• _Data lines_
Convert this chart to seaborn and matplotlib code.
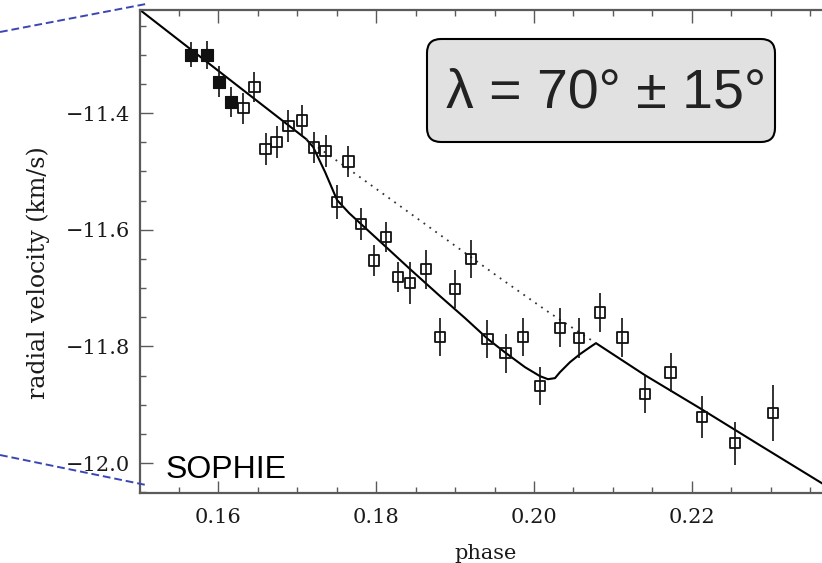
import matplotlib
matplotlib.use("Agg")
import matplotlib.pyplot as plt
from matplotlib.ticker import MultipleLocator, FuncFormatter
from matplotlib.patches import FancyBboxPatch
from matplotlib.lines import Line2D
from matplotlib.transforms import IdentityTransform
import seaborn as sns

# SOPHIE radial velocities before the transit (filled squares)
phase_before = [0.1565, 0.1586, 0.1601, 0.1616]
rv_before = [-11.300, -11.300, -11.346, -11.381]
err_before = [0.021, 0.024, 0.026, 0.026]

# SOPHIE radial velocities during the transit night (open squares)
phase_night = [0.1632, 0.1646, 0.1660, 0.1674, 0.1689, 0.1706, 0.1721, 0.1736,
               0.1751, 0.1765, 0.1781, 0.1797, 0.1813, 0.1828, 0.1843, 0.1863,
               0.1881, 0.1900, 0.1920, 0.1941, 0.1964, 0.1986, 0.2008, 0.2033,
               0.2057, 0.2084, 0.2112, 0.2141, 0.2173, 0.2213, 0.2255, 0.2303]
rv_night = [-11.392, -11.355, -11.462, -11.450, -11.422, -11.413, -11.459, -11.465,
            -11.552, -11.483, -11.590, -11.653, -11.613, -11.681, -11.692, -11.668,
            -11.784, -11.702, -11.650, -11.787, -11.812, -11.784, -11.868, -11.768,
            -11.786, -11.742, -11.785, -11.882, -11.845, -11.921, -11.966, -11.914]
err_night = [0.026, 0.026, 0.027, 0.027, 0.027, 0.026, 0.027, 0.027,
             0.029, 0.027, 0.027, 0.027, 0.026, 0.026, 0.036, 0.033,
             0.033, 0.033, 0.033, 0.033, 0.034, 0.033, 0.033, 0.033,
             0.034, 0.033, 0.034, 0.033, 0.033, 0.036, 0.037, 0.048]

# fitted orbit including the Rossiter-McLaughlin anomaly
model_phase = [0.1501, 0.16886, 0.17114, 0.17203, 0.17354, 0.17506, 0.17658, 0.17810,
               0.18127, 0.18430, 0.18810, 0.19127, 0.19418, 0.19646, 0.19886, 0.20076,
               0.20177, 0.20266, 0.20329, 0.20456, 0.20582, 0.20709, 0.20785, 0.21405,
               0.22101, 0.22861, 0.23646, 0.23810]
model_rv = [-11.2233, -11.4206, -11.4446, -11.4583, -11.5012, -11.5492, -11.5715, -11.5904,
            -11.6298, -11.6676, -11.7139, -11.7516, -11.7877, -11.8117, -11.8357, -11.8511,
            -11.8563, -11.8545, -11.8443, -11.8271, -11.8134, -11.8014, -11.7945, -11.8494,
            -11.9060, -11.9695, -12.0346, -12.0484]

# Keplerian orbit alone across the transit window
kep_phase = [0.17114, 0.17671, 0.18304, 0.18937, 0.19570, 0.20203, 0.20785]
kep_rv = [-11.4446, -11.4978, -11.5595, -11.6213, -11.6830, -11.7431, -11.7945]

x_ticks = [0.16, 0.18, 0.20, 0.22]
y_ticks = [-12.0, -11.8, -11.6, -11.4]

sns.set_theme(style="ticks")
plt.rcParams["font.family"] = ["DejaVu Serif"]

ink = "#111111"
frame = "#5a5a5a"

fig = plt.figure(figsize=(8.22, 5.63), dpi=100)
ax = fig.add_axes([0.17032, 0.12433, 0.8443, 0.85791])

# model curves
sns.lineplot(x=model_phase, y=model_rv, ax=ax, sort=False, estimator=None,
             color="black", linewidth=1.5, zorder=2)
sns.lineplot(x=kep_phase, y=kep_rv, ax=ax, sort=False, estimator=None,
             color="#333333", linewidth=1.3, linestyle=(0, (1, 3)), zorder=2)

# error bars
ax.errorbar(phase_before, rv_before, yerr=err_before, fmt="none",
            ecolor=ink, elinewidth=1.2, capsize=0, zorder=3)
ax.errorbar(phase_night, rv_night, yerr=err_night, fmt="none",
            ecolor=ink, elinewidth=1.2, capsize=0, zorder=3)

# measurements
sns.scatterplot(x=phase_before, y=rv_before, ax=ax, marker="s", s=66,
                color=ink, edgecolor=ink, linewidth=0.8, zorder=4)
sns.scatterplot(x=phase_night, y=rv_night, ax=ax, marker="s", s=54,
                facecolor="none", edgecolor=ink, linewidth=1.3, zorder=4)

ax.set_xlim(0.1501, 0.2380)
ax.set_ylim(-12.0514, -11.2234)

ax.set_xticks(x_ticks)
ax.set_yticks(y_ticks)
ax.xaxis.set_major_formatter(FuncFormatter(lambda v, _: f"{v:.2f}"))
ax.yaxis.set_major_formatter(FuncFormatter(lambda v, _: f"{v:.1f}".replace("-", "\u2212")))
ax.xaxis.set_minor_locator(MultipleLocator(0.005))
ax.yaxis.set_minor_locator(MultipleLocator(0.05))

ax.tick_params(which="both", direction="in", top=True, right=True,
               color=frame, width=1.0, labelsize=15, labelcolor="#1a1a1a")
ax.tick_params(which="major", length=9)
ax.tick_params(which="minor", length=4.5)
ax.tick_params(axis="x", which="major", pad=11)
ax.tick_params(axis="y", which="major", pad=7)

for side in ax.spines.values():
    side.set_color(frame)
    side.set_linewidth(1.6)

ax.set_xlabel("phase", fontsize=15, color="#1a1a1a")
ax.set_ylabel("radial velocity (km/s)", fontsize=17, color="#1a1a1a")
ax.xaxis.set_label_coords(0.4986, -0.1056)
ax.yaxis.set_label_coords(-0.1297, 0.4555)

ax.text(0.037, 0.0311, "SOPHIE", transform=ax.transAxes, ha="left", va="baseline",
        fontsize=23, family="Liberation Sans", color="black", zorder=5)

# spin-orbit angle label in a rounded box (pixel positions on the canvas)
px = IdentityTransform()
H = 563
box = FancyBboxPatch((427, H - 142), 348, 103,
                     boxstyle="round,pad=0,rounding_size=14",
                     transform=px, facecolor="#e1e1e1", edgecolor="black",
                     linewidth=1.5, zorder=6)
fig.add_artist(box)
fig.text(606, H - 107, "\u03bb = 70\u00b0 \u00b1 15\u00b0", transform=px,
         ha="center", va="baseline", fontsize=40, family="Liberation Sans",
         color="#222222", zorder=7)

# dashed guides toward the panel corners
guide = dict(color="#3a46b4", linewidth=1.4, linestyle=(0, (4, 2)), transform=px, zorder=8)
fig.add_artist(Line2D([0, 146], [H - 32, H - 4], **guide))
fig.add_artist(Line2D([0, 146], [H - 455, H - 485], **guide))

fig.savefig("out.png", dpi=100, facecolor="white")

• _Stated exercise_
Your task is to return the lines above, from the first one up to and including the line containing "err_before = [0.021, 0.024, 0.026, 0.026]", minus any pictures.

• _The output_
Convert this chart to seaborn and matplotlib code.
import matplotlib
matplotlib.use("Agg")
import matplotlib.pyplot as plt
from matplotlib.ticker import MultipleLocator, FuncFormatter
from matplotlib.patches import FancyBboxPatch
from matplotlib.lines import Line2D
from matplotlib.transforms import IdentityTransform
import seaborn as sns

# SOPHIE radial velocities before the transit (filled squares)
phase_before = [0.1565, 0.1586, 0.1601, 0.1616]
rv_before = [-11.300, -11.300, -11.346, -11.381]
err_before = [0.021, 0.024, 0.026, 0.026]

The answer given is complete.